Are RTSP and ONVIF the same?
RTSP and ONVIF (Open Network Video Interface Forum) are two different things. ONVIF is much bigger than just a streaming protocol. It is a standard that was agreed upon by a lot of companies who wanted their cameras, DVRs, NVRs, and software to work together with each other.
ONVIF doesn’t include protocols for just the audio/video. It manages a lot of other protocols for managing alarms, credentials, image settings, 2-way audio, audio detection, Pan/Tilt/Zoom (PTZ), compression, and many more.

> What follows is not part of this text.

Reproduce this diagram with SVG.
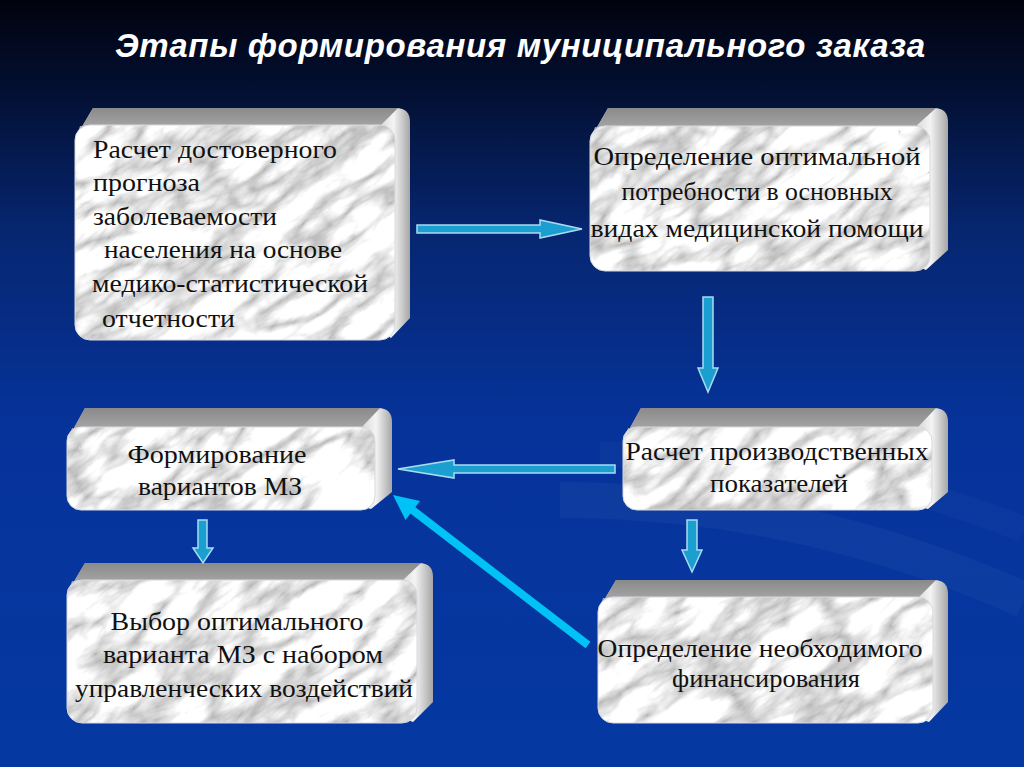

ONVIF is accepted by lots of IP-based security products and is used as their go-to interface.
Dangers of RTSP – Streams being Hacked
Due to the convenience offered by these protocols, without the right firewall network protection, it can be easy for hackers to infiltrate your IP network and view footage or disable your cameras. RTSP can be vulnerable because all it takes is a simple URL to get in and control the cameras (once they are in your network).
Fortunately, there are some precautions that you can take to avoid this. Depending on the cameras you have set up you can try updating the firmware, assigning passwords to each camera, turning on WPA2 Encryption (for wireless cameras), and also avoiding installing cameras in places where they don’t belong.
These might help you secure the cameras to some extent, but if you need better security, you can try changing the administrator account and changing the default password, or restricting your cameras to an isolated secure local network.
RSTP is important for IP-based security cameras and devices as they help the user retrieve a live feed from the cameras whenever necessary. Depending on the network setup, the user can also access feeds remotely with almost zero latency. However, users must be vigilant enough to secure their networks as despite their convenience they are very vulnerable to attacks from hackers and outsiders.